Adele won the trifecta - album of the year, record of the year, and song of the year - at the 59th Annual Grammy Awards in Los Angeles Sunday night, beating out Beyonce in all three categories. When she won the record of the year, Adele said, "My dream and my idol is Queen B and I want you to be my mommy."
Earlier in the show, Beyonce delivered a performance that was an ode to motherhood with her twin-carrying baby bump featured prominently. Beyonce won the Grammy for best urban contemporary album for Lemonade.
Adele also won in the best pop solo performance and best pop vocal album categories.
The annual music awards show is known as music's biggest night and Sunday's show did not disappoint. It was loaded with show-stopping performances and tributes - Lady Gaga performed with Metallica, while Bruno Mars sounded eerily like the late Prince. Adele sang a tribute to the late George Michael, stopping her performance near the beginning because of a technical issue. She began again after telling the audience, "I can't mess this up for him," referring to Michael.

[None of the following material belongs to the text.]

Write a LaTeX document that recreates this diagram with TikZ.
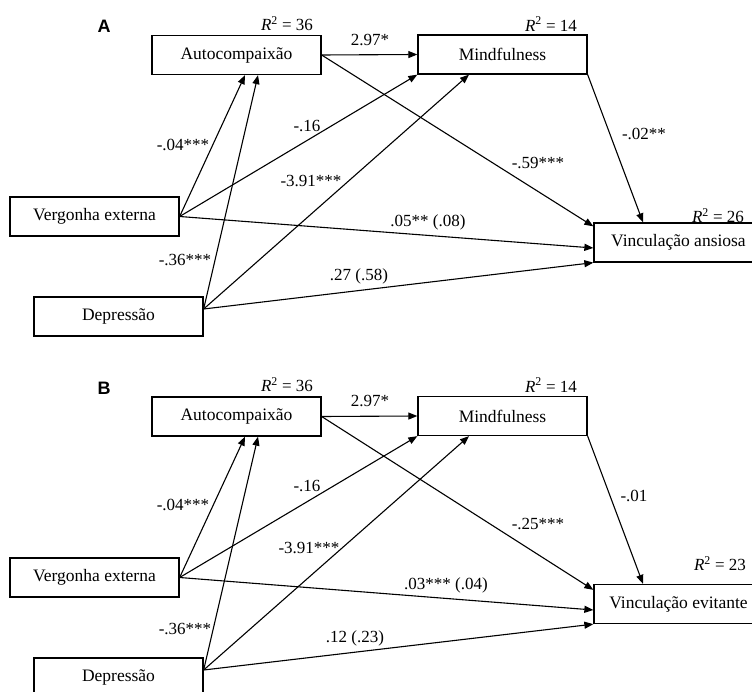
\documentclass[tikz,border=0pt]{standalone}
\usepackage{fontspec}
\setmainfont{Liberation Serif}
\newfontfamily\panelsans{Liberation Sans}
\usetikzlibrary{arrows.meta}
\begin{document}
\begin{tikzpicture}[x=1pt,y=-1pt,
  box/.style={draw,line width=1.3pt,minimum width=169pt,minimum height=39pt,inner sep=0pt,font=\fontsize{17.5}{20}\selectfont},
  lab/.style={inner sep=0pt,font=\fontsize{17}{20}\selectfont},
  arr/.style={line width=1.1pt,-{Triangle[length=9pt,width=7pt]}},
  panel/.style={inner sep=0pt,font=\panelsans\bfseries\fontsize{18}{20}\selectfont}]
\clip (0,0) rectangle (752,692);
\fill[white] (0,0) rectangle (752,692);

% ---------------- Panel A ----------------
\node[panel] (pA) at (104,26) {A};
\node[box] (autoA) at (236.5,55) {Autocompaixão};
\node[box] (mindA) at (502.5,54.5) {Mindfulness};
\node[box] (vergA) at (94.5,216.5) {Vergonha externa};
\node[box] (depA) at (118.5,316.5) {Depressão};
\node[box] (vincA) at (678.5,242.5) {Vinculação ansiosa};

\node[lab] (r1A) at (287,24) {\textit{R}\textsuperscript{2} = 36};
\node[lab] (r2A) at (551,24) {\textit{R}\textsuperscript{2} = 14};
\node[lab] (r3A) at (718,216) {\textit{R}\textsuperscript{2} = 26};

\draw[arr] (vergA.east) -- ([xshift=8.5pt]autoA.south);
\draw[arr] ([yshift=7.5pt]depA.east) -- ([xshift=21.5pt]autoA.south);
\draw[arr] (vergA.east) -- (mindA.south west);
\draw[arr] ([yshift=7.5pt]depA.east) -- ([xshift=-33.5pt]mindA.south);
\draw[arr] (autoA.east) -- (mindA.west);
\draw[arr] (autoA.east) -- ([yshift=-4pt]vincA.north west);
\draw[arr] (mindA.south east) -- ([xshift=-35.5pt]vincA.north);
\draw[arr] (vergA.east) -- ([yshift=-5.5pt]vincA.west);
\draw[arr] ([yshift=7.5pt]depA.east) -- (vincA.south west);

\node[lab] (l1A) at (370,40) {2.97*};
\node[lab] (l2A) at (183,145) {-.04***};
\node[lab] (l3A) at (307,126) {-.16};
\node[lab] (l4A) at (311,181) {-3.91***};
\node[lab] (l5A) at (538,163) {-.59***};
\node[lab] (l6A) at (644,134) {-.02**};
\node[lab] (l7A) at (428,222) {.05** (.08)};
\node[lab] (l8A) at (359,276) {.27 (.58)};
\node[lab] (l9A) at (185,260) {-.36***};

% ---------------- Panel B ----------------
\node[panel] (pB) at (104,388) {B};
\node[box] (autoB) at (236.5,416.5) {Autocompaixão};
\node[box] (mindB) at (502.5,416) {Mindfulness};
\node[box] (vergB) at (94.5,577.5) {Vergonha externa};
\node[box] (depB) at (118.5,677.5) {Depressão};
\node[box] (vincB) at (678.5,604) {Vinculação evitante};

\node[lab] (r1B) at (287,385) {\textit{R}\textsuperscript{2} = 36};
\node[lab] (r2B) at (551,385) {\textit{R}\textsuperscript{2} = 14};
\node[lab] (r3B) at (720,564) {\textit{R}\textsuperscript{2} = 23};

\draw[arr] (vergB.east) -- ([xshift=8.5pt]autoB.south);
\draw[arr] ([yshift=7.5pt]depB.east) -- ([xshift=21.5pt]autoB.south);
\draw[arr] (vergB.east) -- (mindB.south west);
\draw[arr] ([yshift=7.5pt]depB.east) -- ([xshift=-33.5pt]mindB.south);
\draw[arr] (autoB.east) -- (mindB.west);
\draw[arr] (autoB.east) -- ([yshift=-6pt]vincB.north west);
\draw[arr] (mindB.south east) -- ([xshift=-35.5pt]vincB.north);
\draw[arr] (vergB.east) -- ([yshift=-6pt]vincB.west);
\draw[arr] ([yshift=7.5pt]depB.east) -- (vincB.south west);

\node[lab] (l1B) at (370,401) {2.97*};
\node[lab] (l2B) at (183,505) {-.04***};
\node[lab] (l3B) at (307,486) {-.16};
\node[lab] (l4B) at (309,548) {-3.91***};
\node[lab] (l5B) at (538,524) {-.25***};
\node[lab] (l6B) at (634,496) {-.01};
\node[lab] (l7B) at (446,585) {.03*** (.04)};
\node[lab] (l8B) at (355,638) {.12 (.23)};
\node[lab] (l9B) at (185,629) {-.36***};
\end{tikzpicture}
\end{document}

Chance the Rapper won in three categories, including best new artist, without selling a single CD or download. The 23-year-old rapper released his music only through streaming.
The late David Bowie's performance on his song Blackstar won him Grammys for best rock performance and best rock song.
Solange, Beyonce's little sister, won the best rhythm and blues performance for Cranes in the Sky.
The best country song performance nod went to Maren Morris for My Church. Morris said in her acceptance speech that 11 years ago, she was a participant in the first Grammy Camp, which teaches young people about the music business.
This year's show was hosted by James Corden.
Unlike the Golden Globes earlier the year, the Grammys generally avoided political statements for most of the show, until A Tribe Called Quest took the stage late in the evening.
Busta Rhymes repeatedly called President Donald Trump "President Agent Orange'' as the group sharply criticized Trump's recent executive order attempting to freeze immigration from several Muslim-majority countries, and Busta Rhymes called it a "Muslim ban.''
The rappers repeatedly chanted, "We the people'' and ended their performance shouting "Resist! Resist! Resist!'' - something that's become a rallying cry for those protesting Trump's policies.
Trump had been referenced but rarely mentioned earlier in the show.
Katy Perry's performance did include several political messages and the displaying of the preamble of the Constitution.
But unlike last month's Golden Globe and Screen Actors Guild Awards, Trump wasn't a fixture of acceptance speeches.
Some material for this report came from the Associated Press.